My drive and I got back together shortly thereafter...and then the horrible reality emerged. Time Machine had not worked, not recorded anything, zippo, zero. I explained the glitch in detail in this post. Briefly, and horrifyingly, Time Machine doesn't** work when one's machine name has non-ASCII characters in it. Huh? Every machine has a name; in my case, the Apple salesperson assigned it when I bought this machine, calling it, brilliantly, "Jessica Lipnack's MacBook Pro 15-inch." That would have two such offending characters in it - the ' and the -. Unfortunately, and contrary to what one would think about Apple's good user support, Time Machine does not issue a warning for this situation; in fact, it appears that the backup system is working, clock spinning and all.I won't review the many hassles since - except to say that two months and counting, I'm still trying to obtain fully usable files from the disk recovery company, Kroll OnTrack. They're trying, which I appreciate, but we're not there yet.

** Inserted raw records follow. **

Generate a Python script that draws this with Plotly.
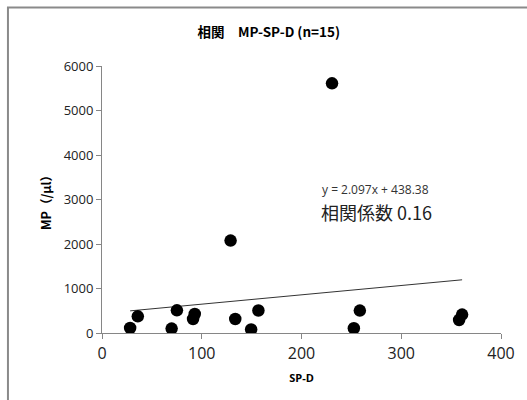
import plotly.graph_objects as go

sp_d = [28.2, 35.9, 69.8, 75.1, 91.3, 93.0, 128.9, 133.6, 149.5, 156.8,
        230.6, 252.5, 258.5, 358.0, 361.0]
mp = [112, 375, 99, 510, 315, 427, 2076, 315, 79, 506,
      5611, 106, 503, 292, 413]
slope = 2.097
intercept = 438.38
x_ticks = [0, 100, 200, 300, 400]
y_ticks = [0, 1000, 2000, 3000, 4000, 5000, 6000]

line_x = [min(sp_d), max(sp_d)]
line_y = [slope * v + intercept for v in line_x]

font_main = "Open Sans, Noto Sans CJK JP, sans-serif"
font_cjk = "Noto Sans CJK JP, Open Sans, sans-serif"

fig = go.Figure()
fig.add_trace(go.Scatter(x=line_x, y=line_y, mode="lines",
                         line=dict(color="#333333", width=1), showlegend=False,
                         hoverinfo="skip"))
fig.add_trace(go.Scatter(x=sp_d, y=mp, mode="markers",
                         marker=dict(color="black", size=12.5), showlegend=False))

fig.update_layout(
    width=527, height=400,
    margin=dict(l=102, r=24, t=66, b=67),
    paper_bgcolor="white", plot_bgcolor="white",
    title=dict(text="<b>相関　MP-SP-D (n=15)</b>", x=0.51, xanchor="center",
               y=0.92, yanchor="middle",
               font=dict(family=font_cjk, size=13.5, color="black")),
    xaxis=dict(range=[0, 400], tickvals=x_ticks, showgrid=False, zeroline=False,
               showline=True, linecolor="#868686", linewidth=1,
               ticks="outside", ticklen=5, tickcolor="#868686",
               ticklabelstandoff=1,
               tickfont=dict(family=font_main, size=16, color="#222222"),
               title=dict(text="<b>SP-D</b>", standoff=11,
                          font=dict(family=font_main, size=11, color="black"))),
    yaxis=dict(range=[0, 6000], tickvals=y_ticks, showgrid=False, zeroline=False,
               showline=True, linecolor="#868686", linewidth=1,
               ticks="outside", ticklen=5, tickcolor="#868686",
               tickfont=dict(family=font_main, size=13, color="#222222"),
               title=dict(text="<b>MP（/µl）</b>", standoff=9,
                          font=dict(family=font_cjk, size=12.5, color="black"))),
    shapes=[dict(type="rect", xref="paper", yref="paper",
                 x0=-0.2357, x1=1.3, y0=-0.6, y1=1.219,
                 line=dict(color="#8a8a8a", width=2), fillcolor="rgba(0,0,0,0)",
                 layer="below")],
    annotations=[
        dict(text="y = 2.097x + 438.38", x=0.6845, y=0.539, xref="paper", yref="paper",
             showarrow=False, xanchor="center", yanchor="middle",
             font=dict(family=font_main, size=12, color="#333333")),
        dict(text="相関係数 0.16", x=0.689, y=0.452, xref="paper", yref="paper",
             showarrow=False, xanchor="center", yanchor="middle",
             font=dict(family=font_cjk, size=18, color="#222222")),
    ],
)

fig.write_html("out.html", config={"displayModeBar": False},
               post_script="document.body.style.margin='0';")
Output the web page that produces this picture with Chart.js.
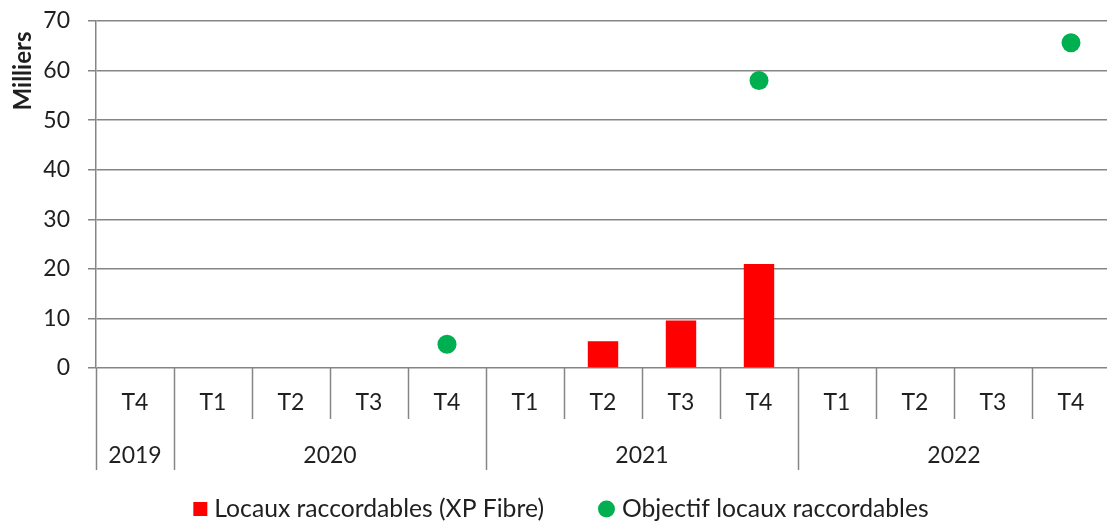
<!DOCTYPE html>
<html lang="fr">
<head>
<meta charset="utf-8">
<title>Locaux raccordables</title>
<script src="https://cdn.jsdelivr.net/npm/chart.js@4/dist/chart.umd.min.js"></script>
<style>
  html, body { margin: 0; padding: 0; background: #ffffff; overflow: hidden; }
  #wrap { width: 1107px; height: 527px; overflow: hidden; }
  canvas { display: block; }
</style>
</head>
<body>
<div id="wrap"><canvas id="c" width="1110" height="527"></canvas></div>
<script>
// Quarters on the axis, with their years grouped underneath
const quarters = ['T4', 'T1', 'T2', 'T3', 'T4', 'T1', 'T2', 'T3', 'T4', 'T1', 'T2', 'T3', 'T4'];
const years = ['2019', '2020', '2021', '2022'];
const yearSpans = [1, 4, 4, 4];

// Values in thousands of premises
const locauxRaccordables = [null, null, null, null, null, null, 5.4, 9.6, 21.0, null, null, null, null];
const objectifLocaux = [null, null, null, null, 4.8, null, null, null, 58.0, null, null, null, 65.6];

const yTicks = [0, 10, 20, 30, 40, 50, 60, 70];

const seriesNames = ['Locaux raccordables (XP Fibre)', 'Objectif locaux raccordables'];
const RED = '#ff0000';
const GREEN = '#00b050';
const GRID = '#858585';
const TEXT = '#1f1f1f';
const FONT = 'Lato, "Noto Sans", sans-serif';

Chart.defaults.font.family = FONT;
Chart.defaults.color = TEXT;

// Draws the two-level category axis, the unit label and the legend
const decorations = {
  id: 'decorations',
  afterDraw(chart) {
    const { ctx, chartArea: a, scales: { x } } = chart;
    const px = i => x.getPixelForValue(i);
    const edge = b => {
      if (b === 0) return a.left;
      if (b === quarters.length) return a.right;
      return (px(b - 1) + px(b)) / 2;
    };
    const rowBottom = a.bottom + 51;
    const groupBottom = a.bottom + 102;

    ctx.save();
    ctx.strokeStyle = GRID;
    ctx.lineWidth = 1.5;

    // year group boundaries
    const yearStarts = [];
    let acc = 0;
    yearSpans.forEach(s => { yearStarts.push(acc); acc += s; });
    yearStarts.push(acc);

    for (let b = 0; b <= quarters.length; b++) {
      const isYear = yearStarts.includes(b);
      const xx = Math.round(edge(b)) + 0.5;
      ctx.beginPath();
      ctx.moveTo(xx, a.bottom);
      ctx.lineTo(xx, isYear ? groupBottom : rowBottom);
      ctx.stroke();
    }

    // quarter labels
    ctx.fillStyle = TEXT;
    ctx.textAlign = 'center';
    ctx.textBaseline = 'middle';
    ctx.font = '23px ' + FONT;
    quarters.forEach((q, i) => ctx.fillText(q, px(i), a.bottom + 35));

    // year labels, centred over their quarters
    years.forEach((yr, k) => {
      const cx = (edge(yearStarts[k]) + edge(yearStarts[k + 1])) / 2;
      ctx.fillText(yr, cx, a.bottom + 88);
    });

    // unit label
    ctx.save();
    ctx.translate(23, 71);
    ctx.rotate(-Math.PI / 2);
    ctx.font = 'bold 24px ' + FONT;
    ctx.fillText('Milliers', 0, 0);
    ctx.restore();

    // legend
    ctx.font = '24.7px ' + FONT;
    ctx.textAlign = 'left';
    const w1 = ctx.measureText(seriesNames[0]).width;
    const w2 = ctx.measureText(seriesNames[1]).width;
    const sq = 14, dia = 17, gap = 7, itemGap = 54;
    const total = sq + gap + w1 + itemGap + dia + gap + w2;
    let lx = 561 - total / 2;
    const ly = 509;
    ctx.fillStyle = RED;
    ctx.fillRect(lx, ly - sq / 2, sq, sq);
    lx += sq + gap;
    ctx.fillStyle = TEXT;
    ctx.fillText(seriesNames[0], lx, ly);
    lx += w1 + itemGap;
    ctx.fillStyle = GREEN;
    ctx.beginPath();
    ctx.arc(lx + dia / 2, ly, dia / 2, 0, Math.PI * 2);
    ctx.fill();
    lx += dia + gap;
    ctx.fillStyle = TEXT;
    ctx.fillText(seriesNames[1], lx, ly);

    ctx.restore();
  }
};

new Chart(document.getElementById('c'), {
  data: {
    labels: quarters,
    datasets: [
      {
        type: 'line',
        label: seriesNames[1],
        data: objectifLocaux,
        showLine: false,
        clip: false,
        pointRadius: 9.5,
        pointHoverRadius: 9.5,
        pointBackgroundColor: GREEN,
        pointBorderWidth: 0,
        borderColor: GREEN
      },
      {
        type: 'bar',
        label: seriesNames[0],
        data: locauxRaccordables,
        backgroundColor: RED,
        borderWidth: 0,
        categoryPercentage: 1,
        barPercentage: 0.39
      }
    ]
  },
  options: {
    responsive: false,
    animation: false,
    events: [],
    layout: { autoPadding: false, padding: { top: 21, left: 0, right: 0, bottom: 159 } },
    plugins: {
      legend: { display: false },
      tooltip: { enabled: false }
    },
    scales: {
      x: {
        display: false,
        offset: true
      },
      y: {
        min: 0,
        max: 70,
        afterFit(scale) {
          scale.width = 96;
          scale.paddingTop = 0;
          scale.paddingBottom = 0;
        },
        afterBuildTicks(scale) { scale.ticks = yTicks.map(v => ({ value: v })); },
        grid: {
          color: GRID,
          lineWidth: 1.5,
          drawTicks: true,
          tickLength: 8
        },
        border: { display: true, color: GRID, width: 1.5 },
        ticks: {
          padding: 18,
          color: TEXT,
          font: { size: 23 }
        }
      }
    }
  },
  plugins: [decorations]
});
</script>
</body>
</html>
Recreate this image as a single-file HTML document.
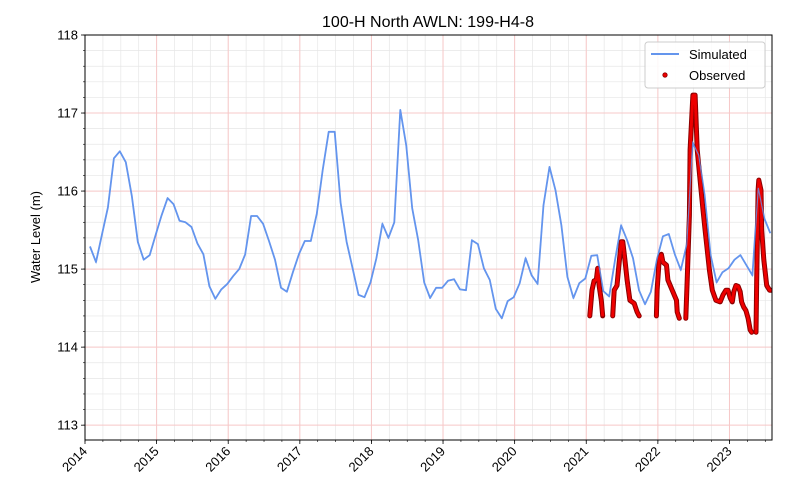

Apple, meanwhile, has done something quite remarkable. After many calls, escalations, hours on the help line, conversations with very senior technical people and people in customer service, I received a reimbursement from the company a couple of weeks ago. They've asked me not to reveal the precise amount, which I, as a business person, am honoring. Every customer situation is different and I have to agree with them. From my perspective, mine is particularly awful: A 25-year customer and unpaid evangelist for the company experiences horrendous consequences from a malfunctioning product, incalculable, really, in terms of what has slipped away.
Where does this leave me? Convinced that Apple listens, that it, in this case, has honestly owned up to a mistake, and heard that there ultimately is no way to completely fix what happened to me and my files.
What to do going forward? Time Machine is up and running now that I've changed my machine name; the little clock is spinning; I've checked that the files are there (my bad, Apple, for not double checking instead of taking it for granted that spinning meant working); and I'm waiting for the release of a Snow Leopard-compatible version of Carbonite, redundancy being the only remedy in the digital world.
Thanks, Apple. You done right by this woman.
**According to this note on the Apple site, the problem was fixed in the 10.5.2 OSX update.